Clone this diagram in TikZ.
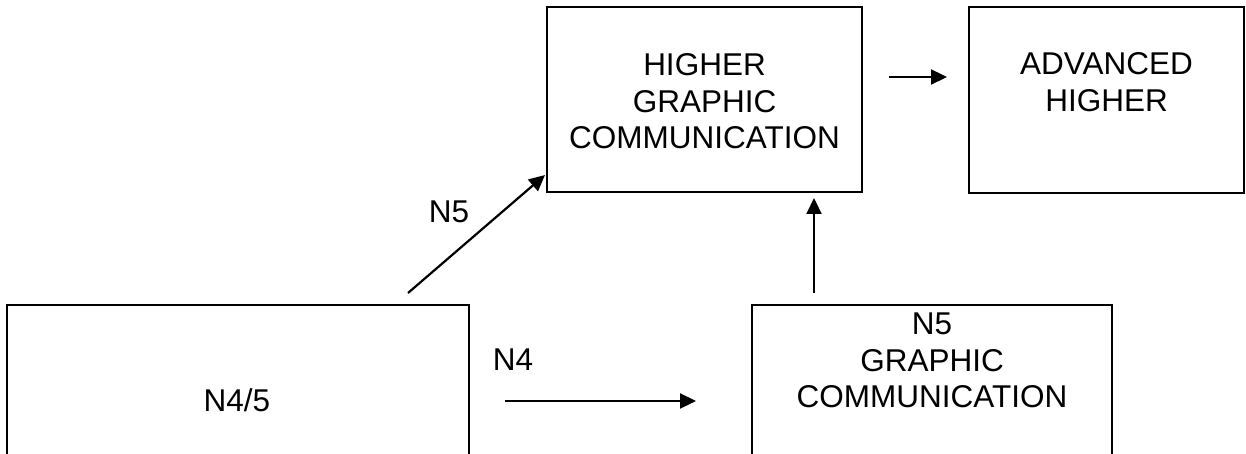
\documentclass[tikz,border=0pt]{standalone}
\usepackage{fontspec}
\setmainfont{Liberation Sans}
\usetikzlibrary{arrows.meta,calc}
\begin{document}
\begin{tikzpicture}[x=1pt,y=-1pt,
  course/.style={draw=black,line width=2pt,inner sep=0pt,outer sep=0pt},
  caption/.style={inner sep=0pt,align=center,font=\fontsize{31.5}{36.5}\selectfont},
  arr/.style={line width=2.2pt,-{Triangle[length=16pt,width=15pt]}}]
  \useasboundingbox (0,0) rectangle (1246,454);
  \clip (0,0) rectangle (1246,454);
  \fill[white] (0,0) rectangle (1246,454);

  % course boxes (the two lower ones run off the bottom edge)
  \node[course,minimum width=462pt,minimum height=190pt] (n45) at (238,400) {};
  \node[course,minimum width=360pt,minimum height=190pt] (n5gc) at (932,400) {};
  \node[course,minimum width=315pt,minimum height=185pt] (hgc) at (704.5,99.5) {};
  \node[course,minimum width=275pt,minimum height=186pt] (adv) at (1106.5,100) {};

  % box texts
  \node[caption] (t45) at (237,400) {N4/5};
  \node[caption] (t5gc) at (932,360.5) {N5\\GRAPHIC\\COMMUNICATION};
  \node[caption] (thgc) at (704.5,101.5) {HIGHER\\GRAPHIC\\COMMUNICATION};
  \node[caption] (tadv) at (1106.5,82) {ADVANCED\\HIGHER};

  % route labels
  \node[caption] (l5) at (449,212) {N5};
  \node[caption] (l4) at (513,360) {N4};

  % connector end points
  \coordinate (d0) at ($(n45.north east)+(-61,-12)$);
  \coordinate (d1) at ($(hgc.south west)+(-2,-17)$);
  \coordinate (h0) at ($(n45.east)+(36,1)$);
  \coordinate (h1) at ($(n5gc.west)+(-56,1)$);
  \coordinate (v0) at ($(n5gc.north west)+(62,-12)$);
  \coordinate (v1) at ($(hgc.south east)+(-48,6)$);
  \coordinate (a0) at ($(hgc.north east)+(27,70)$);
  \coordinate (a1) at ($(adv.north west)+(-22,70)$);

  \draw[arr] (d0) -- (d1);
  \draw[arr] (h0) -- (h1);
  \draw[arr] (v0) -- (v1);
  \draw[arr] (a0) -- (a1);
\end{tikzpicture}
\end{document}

----

● GIVEN REQUEST:
Skip the pictures and restate exactly the lines from the beginning of the listing to the line with "(tadv) at (1106.5,82)", that line included.

● RESPONSE TO THE EXERCISE:
Clone this diagram in TikZ.
\documentclass[tikz,border=0pt]{standalone}
\usepackage{fontspec}
\setmainfont{Liberation Sans}
\usetikzlibrary{arrows.meta,calc}
\begin{document}
\begin{tikzpicture}[x=1pt,y=-1pt,
  course/.style={draw=black,line width=2pt,inner sep=0pt,outer sep=0pt},
  caption/.style={inner sep=0pt,align=center,font=\fontsize{31.5}{36.5}\selectfont},
  arr/.style={line width=2.2pt,-{Triangle[length=16pt,width=15pt]}}]
  \useasboundingbox (0,0) rectangle (1246,454);
  \clip (0,0) rectangle (1246,454);
  \fill[white] (0,0) rectangle (1246,454);

  % course boxes (the two lower ones run off the bottom edge)
  \node[course,minimum width=462pt,minimum height=190pt] (n45) at (238,400) {};
  \node[course,minimum width=360pt,minimum height=190pt] (n5gc) at (932,400) {};
  \node[course,minimum width=315pt,minimum height=185pt] (hgc) at (704.5,99.5) {};
  \node[course,minimum width=275pt,minimum height=186pt] (adv) at (1106.5,100) {};

  % box texts
  \node[caption] (t45) at (237,400) {N4/5};
  \node[caption] (t5gc) at (932,360.5) {N5\\GRAPHIC\\COMMUNICATION};
  \node[caption] (thgc) at (704.5,101.5) {HIGHER\\GRAPHIC\\COMMUNICATION};
  \node[caption] (tadv) at (1106.5,82) {ADVANCED\\HIGHER};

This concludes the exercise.